STORED DATA start

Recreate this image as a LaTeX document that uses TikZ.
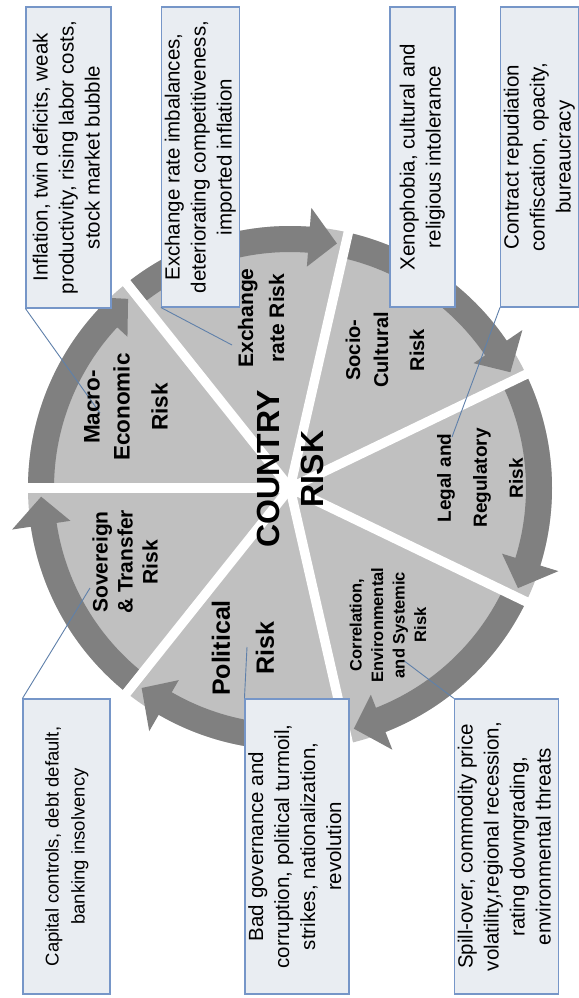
\documentclass[tikz,border=0pt]{standalone}
\usepackage{fontspec}
\setmainfont{Liberation Sans}
\usepackage{graphicx}
\definecolor{sectorc}{RGB}{192,192,192}
\definecolor{ringc}{RGB}{128,128,128}
\definecolor{boxfill}{RGB}{233,237,242}
\definecolor{boxdraw}{RGB}{118,150,200}
\definecolor{pointc}{RGB}{95,128,170}
\newcommand\ringarrow[3]{%
  \fill[ringc] (#1:262pt) arc[start angle=#1, end angle=#2, radius=262pt]
    -- (#2:281pt) -- (#3:249pt) -- (#2:222pt) -- (#2:236pt)
    arc[start angle=#2, end angle=#1, radius=236pt] -- cycle;}
\newcommand\rtext[1]{\rotatebox{90}{\begin{tabular}{@{}c@{}}#1\end{tabular}}}
\begin{document}
\begin{tikzpicture}[x=1pt,y=1pt,
  descbox/.style={draw=boxdraw, fill=boxfill, line width=1.1pt, inner sep=0pt,
    font=\fontsize{20.5}{26}\selectfont},
  seclabel/.style={rotate=90, align=center, inner sep=0pt},
  pointer/.style={draw=pointc, line width=0.9pt},
  gapline/.style={draw=white, line width=9.5pt}]
\useasboundingbox (0,0) rectangle (578,-998);
\fill[white] (0,0) rectangle (578,-998);
\coordinate (C) at (290,-488);
\begin{scope}[shift={(C)}]
  \fill[sectorc] (0,0) circle[radius=262pt];
  \ringarrow{179.5}{137.07}{130.57}
  \ringarrow{128.07}{85.64}{79.14}
  \ringarrow{76.64}{34.21}{27.71}
  \ringarrow{25.21}{-17.21}{-23.71}
  \ringarrow{-26.21}{-68.64}{-75.14}
  \ringarrow{-77.64}{-120.07}{-126.57}
  \ringarrow{-129.07}{-171.5}{-178}
  \foreach \g in {180,128.571,77.143,25.714,-25.714,-77.143,-128.571}
    \draw[gapline] (0,0) -- (\g:276pt);
\end{scope}

% description boxes (top)
\node[descbox, minimum width=85pt, minimum height=301pt] (b1) at (68.5,-157.5)
  {\rtext{Inflation, twin deficits, weak\\productivity, rising labor costs,\\stock market bubble}};
\node[descbox, minimum width=75pt, minimum height=300pt] (b2) at (200.5,-157)
  {\rtext{Exchange rate imbalances,\\deteriorating competitiveness,\\imported inflation}};
\node[descbox, minimum width=65pt, minimum height=300pt] (b3) at (422.5,-157)
  {\rtext{Xenophobia, cultural and\\religious intolerance}};
\node[descbox, minimum width=73pt, minimum height=300pt] (b4) at (539.5,-157)
  {\rtext{Contract repudiation\\confiscation, opacity,\\bureaucracy}};
% description boxes (bottom)
\node[descbox, minimum width=87pt, minimum height=295pt, font=\fontsize{18.5}{26}\selectfont] (c1) at (66.5,-846.5)
  {\rtext{Capital controls, debt default,\\banking insolvency}};
\node[descbox, minimum width=100pt, minimum height=295pt] (c2) at (297,-846.5)
  {\rtext{Bad governance and\\corruption, political turmoil,\\strikes, nationalization,\\revolution}};
\node[descbox, minimum width=103pt, minimum height=295pt] (c3) at (506.5,-846.5)
  {\rtext{Spill-over, commodity price\\volatility,regional recession,\\rating downgrading,\\environmental threats}};

% pointer lines
\coordinate (pm) at (100,-413);
\coordinate (px) at (232,-345);
\coordinate (pl) at (452,-437);
\coordinate (pc1) at (90,-588);
\coordinate (pc2) at (247,-647);
\coordinate (pc3) at (403,-660);
\draw[pointer] (b1.south west) -- (pm);
\draw[pointer] (b2.south west) -- (px);
\draw[pointer] (b4.south west) -- (pl);
\draw[pointer] (c1.north west) -- (pc1);
\draw[pointer] (c2.north west) -- (pc2);
\draw[pointer] (c3.north west) -- (pc3);

% sector labels
\node[seclabel, font=\bfseries\fontsize{22.5}{30}\selectfont] (lmac) at (126,-407) {Macro-\\Economic\\[8pt]Risk};
\node[seclabel, font=\bfseries\fontsize{21}{31}\selectfont] (lexc) at (261,-318) {Exchange\\rate Risk};
\node[seclabel, font=\bfseries\fontsize{20}{28}\selectfont] (lsoc) at (385,-350) {Socio-\\Cultural\\[8pt]Risk};
\node[seclabel, font=\bfseries\fontsize{19}{36}\selectfont] (lleg) at (480,-478) {Legal and\\Regulatory\\Risk};
\node[seclabel, font=\bfseries\fontsize{16.5}{21.5}\selectfont] (lcor) at (388,-625) {Correlation,\\Environmental\\and Systemic\\Risk};
\node[seclabel, font=\bfseries\fontsize{25}{44}\selectfont] (lpol) at (243,-648) {Political\\Risk};
\node[seclabel, font=\bfseries\fontsize{21}{25}\selectfont] (lsov) at (125,-562) {Sovereign\\\& Transfer\\Risk};
\node[seclabel, font=\bfseries\fontsize{32}{44}\selectfont] (lctr) at (290,-469) {COUNTRY\\RISK};
\end{tikzpicture}
\end{document}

STORED DATA end

**DIRECTIONS**
All of the data above should be quoted exactly, except for the pictures.

**RESPONSE FOR THIS EXERCISE**
Recreate this image as a LaTeX document that uses TikZ.
\documentclass[tikz,border=0pt]{standalone}
\usepackage{fontspec}
\setmainfont{Liberation Sans}
\usepackage{graphicx}
\definecolor{sectorc}{RGB}{192,192,192}
\definecolor{ringc}{RGB}{128,128,128}
\definecolor{boxfill}{RGB}{233,237,242}
\definecolor{boxdraw}{RGB}{118,150,200}
\definecolor{pointc}{RGB}{95,128,170}
\newcommand\ringarrow[3]{%
  \fill[ringc] (#1:262pt) arc[start angle=#1, end angle=#2, radius=262pt]
    -- (#2:281pt) -- (#3:249pt) -- (#2:222pt) -- (#2:236pt)
    arc[start angle=#2, end angle=#1, radius=236pt] -- cycle;}
\newcommand\rtext[1]{\rotatebox{90}{\begin{tabular}{@{}c@{}}#1\end{tabular}}}
\begin{document}
\begin{tikzpicture}[x=1pt,y=1pt,
  descbox/.style={draw=boxdraw, fill=boxfill, line width=1.1pt, inner sep=0pt,
    font=\fontsize{20.5}{26}\selectfont},
  seclabel/.style={rotate=90, align=center, inner sep=0pt},
  pointer/.style={draw=pointc, line width=0.9pt},
  gapline/.style={draw=white, line width=9.5pt}]
\useasboundingbox (0,0) rectangle (578,-998);
\fill[white] (0,0) rectangle (578,-998);
\coordinate (C) at (290,-488);
\begin{scope}[shift={(C)}]
  \fill[sectorc] (0,0) circle[radius=262pt];
  \ringarrow{179.5}{137.07}{130.57}
  \ringarrow{128.07}{85.64}{79.14}
  \ringarrow{76.64}{34.21}{27.71}
  \ringarrow{25.21}{-17.21}{-23.71}
  \ringarrow{-26.21}{-68.64}{-75.14}
  \ringarrow{-77.64}{-120.07}{-126.57}
  \ringarrow{-129.07}{-171.5}{-178}
  \foreach \g in {180,128.571,77.143,25.714,-25.714,-77.143,-128.571}
    \draw[gapline] (0,0) -- (\g:276pt);
\end{scope}

% description boxes (top)
\node[descbox, minimum width=85pt, minimum height=301pt] (b1) at (68.5,-157.5)
  {\rtext{Inflation, twin deficits, weak\\productivity, rising labor costs,\\stock market bubble}};
\node[descbox, minimum width=75pt, minimum height=300pt] (b2) at (200.5,-157)
  {\rtext{Exchange rate imbalances,\\deteriorating competitiveness,\\imported inflation}};
\node[descbox, minimum width=65pt, minimum height=300pt] (b3) at (422.5,-157)
  {\rtext{Xenophobia, cultural and\\religious intolerance}};
\node[descbox, minimum width=73pt, minimum height=300pt] (b4) at (539.5,-157)
  {\rtext{Contract repudiation\\confiscation, opacity,\\bureaucracy}};
% description boxes (bottom)
\node[descbox, minimum width=87pt, minimum height=295pt, font=\fontsize{18.5}{26}\selectfont] (c1) at (66.5,-846.5)
  {\rtext{Capital controls, debt default,\\banking insolvency}};
\node[descbox, minimum width=100pt, minimum height=295pt] (c2) at (297,-846.5)
  {\rtext{Bad governance and\\corruption, political turmoil,\\strikes, nationalization,\\revolution}};
\node[descbox, minimum width=103pt, minimum height=295pt] (c3) at (506.5,-846.5)
  {\rtext{Spill-over, commodity price\\volatility,regional recession,\\rating downgrading,\\environmental threats}};

% pointer lines
\coordinate (pm) at (100,-413);
\coordinate (px) at (232,-345);
\coordinate (pl) at (452,-437);
\coordinate (pc1) at (90,-588);
\coordinate (pc2) at (247,-647);
\coordinate (pc3) at (403,-660);
\draw[pointer] (b1.south west) -- (pm);
\draw[pointer] (b2.south west) -- (px);
\draw[pointer] (b4.south west) -- (pl);
\draw[pointer] (c1.north west) -- (pc1);
\draw[pointer] (c2.north west) -- (pc2);
\draw[pointer] (c3.north west) -- (pc3);

% sector labels
\node[seclabel, font=\bfseries\fontsize{22.5}{30}\selectfont] (lmac) at (126,-407) {Macro-\\Economic\\[8pt]Risk};
\node[seclabel, font=\bfseries\fontsize{21}{31}\selectfont] (lexc) at (261,-318) {Exchange\\rate Risk};
\node[seclabel, font=\bfseries\fontsize{20}{28}\selectfont] (lsoc) at (385,-350) {Socio-\\Cultural\\[8pt]Risk};
\node[seclabel, font=\bfseries\fontsize{19}{36}\selectfont] (lleg) at (480,-478) {Legal and\\Regulatory\\Risk};
\node[seclabel, font=\bfseries\fontsize{16.5}{21.5}\selectfont] (lcor) at (388,-625) {Correlation,\\Environmental\\and Systemic\\Risk};
\node[seclabel, font=\bfseries\fontsize{25}{44}\selectfont] (lpol) at (243,-648) {Political\\Risk};
\node[seclabel, font=\bfseries\fontsize{21}{25}\selectfont] (lsov) at (125,-562) {Sovereign\\\& Transfer\\Risk};
\node[seclabel, font=\bfseries\fontsize{32}{44}\selectfont] (lctr) at (290,-469) {COUNTRY\\RISK};
\end{tikzpicture}
\end{document}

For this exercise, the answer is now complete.